The verdict of the jury established the fact, that the accident was caused by the negligence of the defendants, without any fault or negligence on the part of the deceased. The evidence is sufficient to sustain the verdict, so far as it involves the defendants’ negligence. But it was not disputed, or susceptible of dispute, that, but for the voluntary act of the deceased, which exposed him to imminent danger, the accident would not have happened. The question, therefore, is whether this act, under the circumstances of the case, was, in contemplation of law, one of negligence, and therefore precluded a recovery. Our opinion is, that it wras not. A person who is engaged in the performance of a legal duty, or of an act which, although not enjoined by positive law, yet which is meritorious and praiseworthy, or who is in the exercise of a legal right, and who, while so engaged, is injured through the negligence of another, is entitled to recover. It is not the cooperation of the act of the person injured with the negligence of the person causing the injury, that bars a recovery. To have that effect, the act must be an unlawful or negligent one. If lawful, and done with due care, prudence and caution, the defendant’s negligence alone makes him liable.

In the case before us, the deceased made a noble and praiseworthy effort to save a little child, whose life was in imminent peril from an approaching train of the defendants’, which was being run in a very negligent way. He succeeded in removing the child beyond danger, but in doing so lost his own life. ' The verdict of the jury frees him from all imputation of rashness, want of care and actual negligence of any kind. We are of opinion that the question was properly submitted to the jury, and that there is no rule- of law which requires us to set aside the verdict.

It has been frequently held, that the liability of a passenger carrier for negligence will be the same, although the injury resulting to the passenger therefrom, is occasioned by his own act, where the state of peril will justify it. Such an act the law deems a natural and prudent precaution to extricate a person from peril, for which the carrier would have been liable. The principle is thus enunciated by Lord Ellenborough, in Jones v.
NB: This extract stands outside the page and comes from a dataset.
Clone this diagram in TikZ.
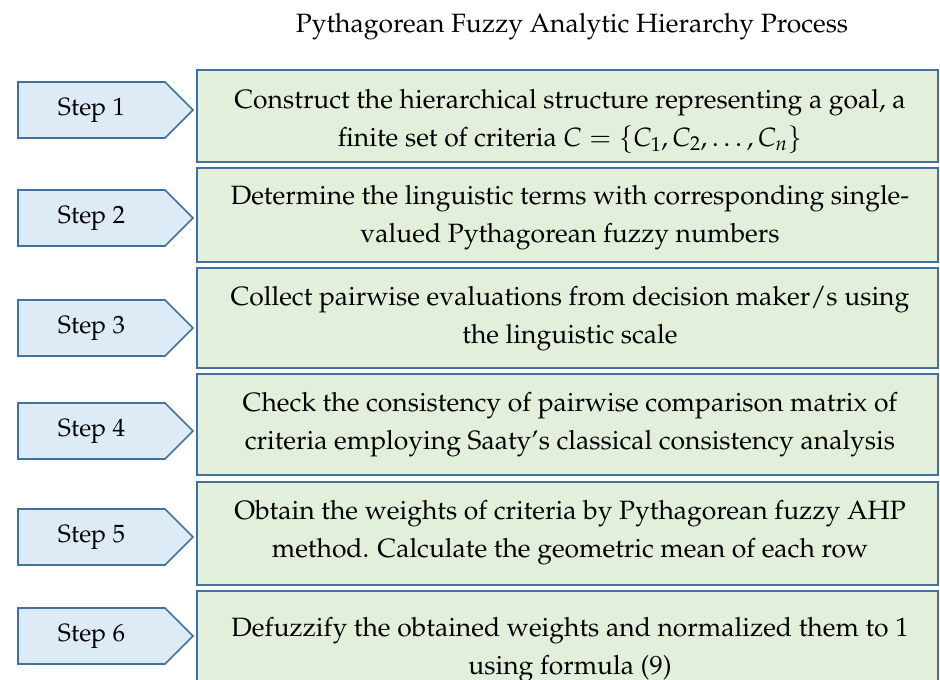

Boyce, (1 Stark. 492 :) “ If I place a man in such a situation that he must adopt a perilous alternative, I am responsible for the consequences.” This is equally good law and good sense, and has been declared by the Supreme Court of the United States, (Stokes v. Saltonstall, 13 Pet. 181,) by our own courts, (Eldridge v. Long Island Railroad Co., 1 Sand. 89; Buel v. N. Y. Central Railroad, 31 N. Y. Rep. 314;) and by the courts of some of our sister States, (Ingalls v. Bills, 9 Metc. 1; Galena Railroad Co. v. Yarwood, 15 Ill. Rep. 468; So. W. Railroad Co. v. Paulk, 24 Ga. Rep. 356.)

We can perceive no good reason for withholding the application of the principle to persons who are not passengers, but who have been placed in peril by the negligence of others, and are doing their best to extricate themselves from such peril, or to persons who, like the deceased, are injured while humanely, and without actual negligence, trying to save other lives thus placed in peril by the negligence of the defendant.

[Kings General Term,

April 8, 1870.

We have looked into the exceptions, but find none of them good. Upon the principle suggested, the case was well tried, and the judgment and order denying a new trial should be affirmed, with costs.